Jason Verchot manages the exhibitions at the Berkshire Museum in Pittsfield. The latest project is called “Something Scary” and it examines just that, things that scare people. First up, visitors enter a room filled with shadows.

“What we’re really trying to do is show why people are afraid of shadows, what makes them scary and the exaggerations of the shadow,” Verchot said. “How you have an object, which is just a small sculpture, but you can exaggerate this massive shadow. Then you can go around the wall and see what it actually looks like.”

Next up are Victorian era photographs of children all looking at you with straight faces…creepy enough, right? Look again.

“The live children were posed with the deceased child because that’s the only time the family was going to get that photograph,” Verchot explained. “It’s kind of sad, but it was a fact of life for that time period and I think they looked at it a little bit differently than we do.”

That leads us into the next room, called “All Eyes on You.”

“It explores the concept that photographs often times and portraits seem like they’re looking at you as you move,” he said. “It’s because as you look at them at any angle you go at it’s always staring dead ahead and it’s not three dimensional. It’s kind of an illusion that all of those flat portraits have. But, you can also see it with the dolls. These dolls are kind of creepy and they’re staring at you.”

My mom has a doll cabinet and you can ask my childhood friends what they thought about the faces gazing out at them. One wall of the exhibit features a mix of 17th century items like a grandfather clock, old furniture and paintings.
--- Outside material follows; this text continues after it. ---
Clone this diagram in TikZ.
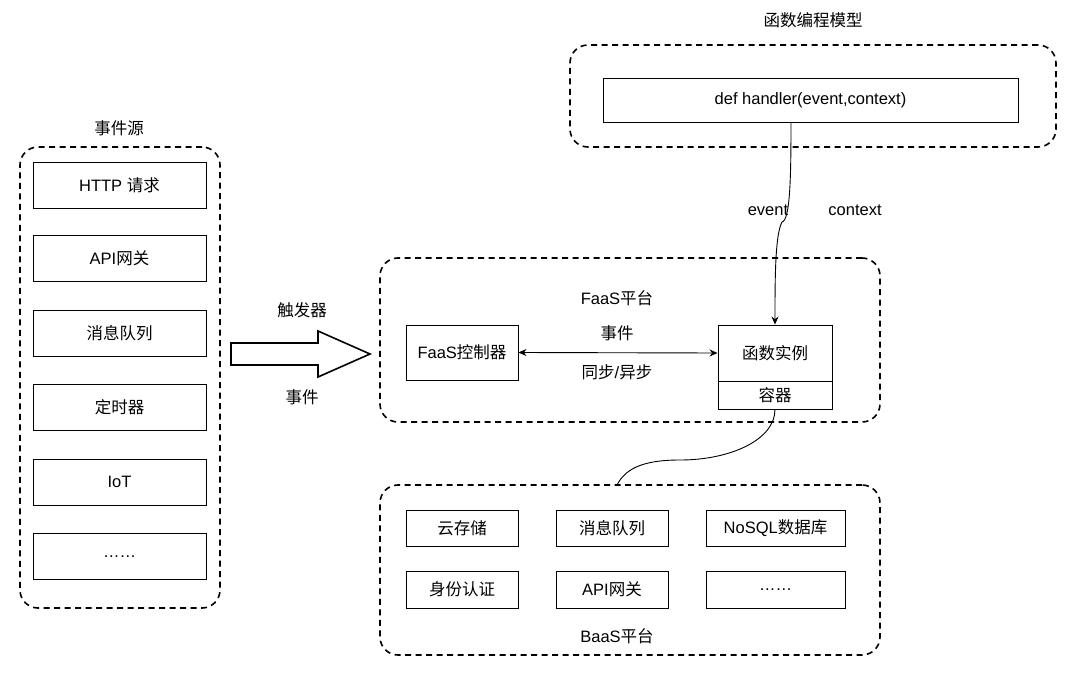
\documentclass[tikz,border=0pt]{standalone}
\usepackage{fontspec}
\usetikzlibrary{arrows.meta}
\setmainfont{Liberation Sans}
\newfontfamily\cjk{Noto Sans CJK SC}
\newcommand\zh[1]{{\cjk #1}}
\begin{document}
\begin{tikzpicture}[x=1pt,y=-1pt,font=\fontsize{16.5pt}{19pt}\selectfont,
  grp/.style={draw,line width=1.6pt,rounded corners=18pt,dash pattern=on 6pt off 4.5pt},
  box/.style={draw,line width=0.9pt,rectangle,align=center,inner sep=1pt},
  lbl/.style={inner sep=0},
  arr/.style={line width=0.9pt,>={Stealth[length=8pt,width=7pt]}}]
\useasboundingbox (0,0) rectangle (1080,682);
% event sources
\node[grp,minimum width=200,minimum height=461] (src) at (120,377.5) {};
\node[lbl] (srct) at (119,128) {\zh{事件源}};
\foreach \n/\t/\y in {s1/HTTP \zh{请求}/185, s2/API\zh{网关}/258.5, s3/\zh{消息队列}/333, s4/\zh{定时器}/407, s5/IoT/482, s6/……/556.5}
  \node[box,minimum width=173,minimum height=46] (\n) at (119.5,\y) {\t};
% function model
\node[grp,minimum width=486,minimum height=102] (fm) at (813,96) {};
\node[lbl] (fmt) at (813,20) {\zh{函数编程模型}};
\node[box,minimum width=415,minimum height=44] (dh) at (810.5,100) {def handler(event,context)};
% FaaS
\node[grp,minimum width=500,minimum height=164] (faas) at (630,340) {};
\node[lbl] (faast) at (617,298) {FaaS\zh{平台}};
\node[box,minimum width=112,minimum height=55] (ctl) at (462,352.5) {FaaS\zh{控制器}};
\node[box,minimum width=114,minimum height=56] (inst) at (775,353) {\zh{函数实例}};
\node[box,minimum width=114,minimum height=28] (ctr) at (775,395) {\zh{容器}};
\draw[arr,<->] (ctl.east) -- (inst.west);
\node[lbl] (ev1) at (617,333) {\zh{事件}};
\node[lbl] (sync) at (617,372) {\zh{同步}/\zh{异步}};
% event/context curve
\draw[arr,->] (dh.south -| 791,0) .. controls (791,180) and (790,220) .. (782,222) .. controls (775,235) and (775,280) .. (inst.north);
\node[lbl] (evl) at (768,210) {event};
\node[lbl] (cxl) at (855,210) {context};
% BaaS
\node[grp,minimum width=500,minimum height=170] (baas) at (630,570) {};
\node[lbl] (baast) at (617,636) {BaaS\zh{平台}};
\coordinate (btop) at (617,485);
\draw[line width=0.9pt] (ctr.south) .. controls (775,440) and (730,460) .. (680,460) .. controls (640,460) and (625,470) .. (btop);
\node[box,minimum width=112,minimum height=36] (b1) at (462,528) {\zh{云存储}};
\node[box,minimum width=112,minimum height=36] (b2) at (612,528) {\zh{消息队列}};
\node[box,minimum width=139,minimum height=36] (b3) at (775.5,528) {NoSQL\zh{数据库}};
\node[box,minimum width=112,minimum height=37] (b4) at (462,589.5) {\zh{身份认证}};
\node[box,minimum width=112,minimum height=37] (b5) at (612,589.5) {API\zh{网关}};
\node[box,minimum width=139,minimum height=37] (b6) at (775.5,589.5) {……};
% trigger arrow
\draw[line width=1.6pt] (231,343) -- (318,343) -- (318,331) -- (370,354) -- (318,377) -- (318,365) -- (231,365) -- cycle;
\node[lbl] (trg) at (302,310) {\zh{触发器}};
\node[lbl] (ev2) at (302,397) {\zh{事件}};
\end{tikzpicture}
\end{document}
Verchot says they’re pieces of the museum’s collection, totaling at least 35,000 items, that really wouldn’t make it out of storage except for an exhibition like this one.

“They really form this backdrop of that spooky, haunted house sort of feel,” Verchot said. “Kind of Scooby Doo-ish. You got the portraits with the eye holes that are cut out so that someone can be peering at you from behind a wall. Which is fun.”

Oh, it does get fun. Museum staff put a ball pit and a bunch of rubber snakes right under the television screen showing all the real snakes slithering around. Turn the corner and you’re in the fun house with two mirrors facing each other, creating the illusion of an endless hallway. And, some skeletons and medieval weapons are hanging around for good measure.

“Massive, eight-foot tall or taller halberds to some swords as well as that really creepy looking club, this massive spiked mace that’s called a ‘holy water sprinkler,’” Verchot said. “That’s its name. Very strange.”

But in reality, the museum is trying to make the exhibition fun by examining the fringes of reality. People can use a Ouija board, review the essentials of werewolf and vampire survival kits and drop ping-pong eyeballs into bins to figure out the most popular phobias. And for those who aren’t freaked out enough by walking through the exhibit during the day, Beck’s got a potion for that.

“Flashlight scavenger hunts that are going to be real family-friendly opportunities to have a spooky, kooky afterhours adventure in the museum,” said Beck.

The exhibition runs through Oct. 31.